# went to escambia river



## mullet man (Mar 13, 2008)

went to escambia river yesterday caught alot of under size bass .all of them were around 11/half inch.it waslittle windy ,but the water temp was good and so was the color.we also caught 3 flounder on a 10 in worm


----------



## TCGrimsley (Apr 10, 2009)

Sounds like you have had a great day then, a bad day of fishing is always better than a good day at work, and if you have had fun catching and releasing so that they can grow larger for you later, then the is no complaints. I have been fishing with people that complain when they are not on the fish right now, and don't appreciate the true value of fishing!:clap


----------



## bamaman08 (Dec 22, 2008)

Where'd you catch the bass? Been a couple times this year and plan on going more, but haven't had much luck...


----------



## Bluejay (Oct 4, 2007)

*bamaman08*: noticed your post. i would assume mullet man was close to hwy 90 with him getting the flouders. 

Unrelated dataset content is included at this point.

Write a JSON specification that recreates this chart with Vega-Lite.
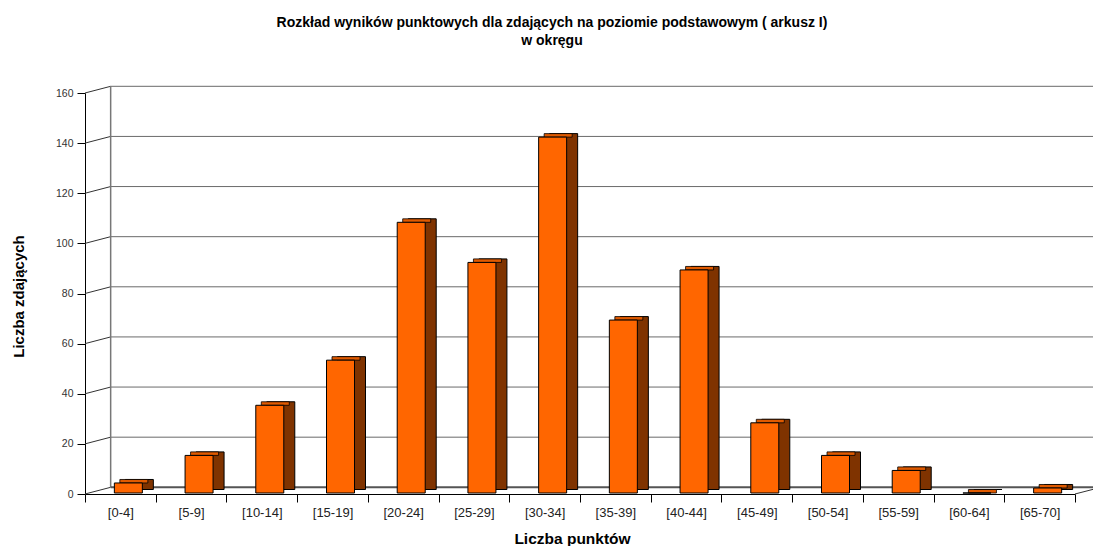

also, i have not fresh water fished florida in many years and did not realized there is a length on bass. is that correct for escamia river and what is the regulations.

thanks


----------



## Rjw615 (May 26, 2008)

Bass have to be 12 inches and you are allowed to keep 5 a person.


----------



## mullet man (Mar 13, 2008)

i was fishing along the grass .put in at jims went north and south from jims .had the most luck south around the grass in all the slues.


----------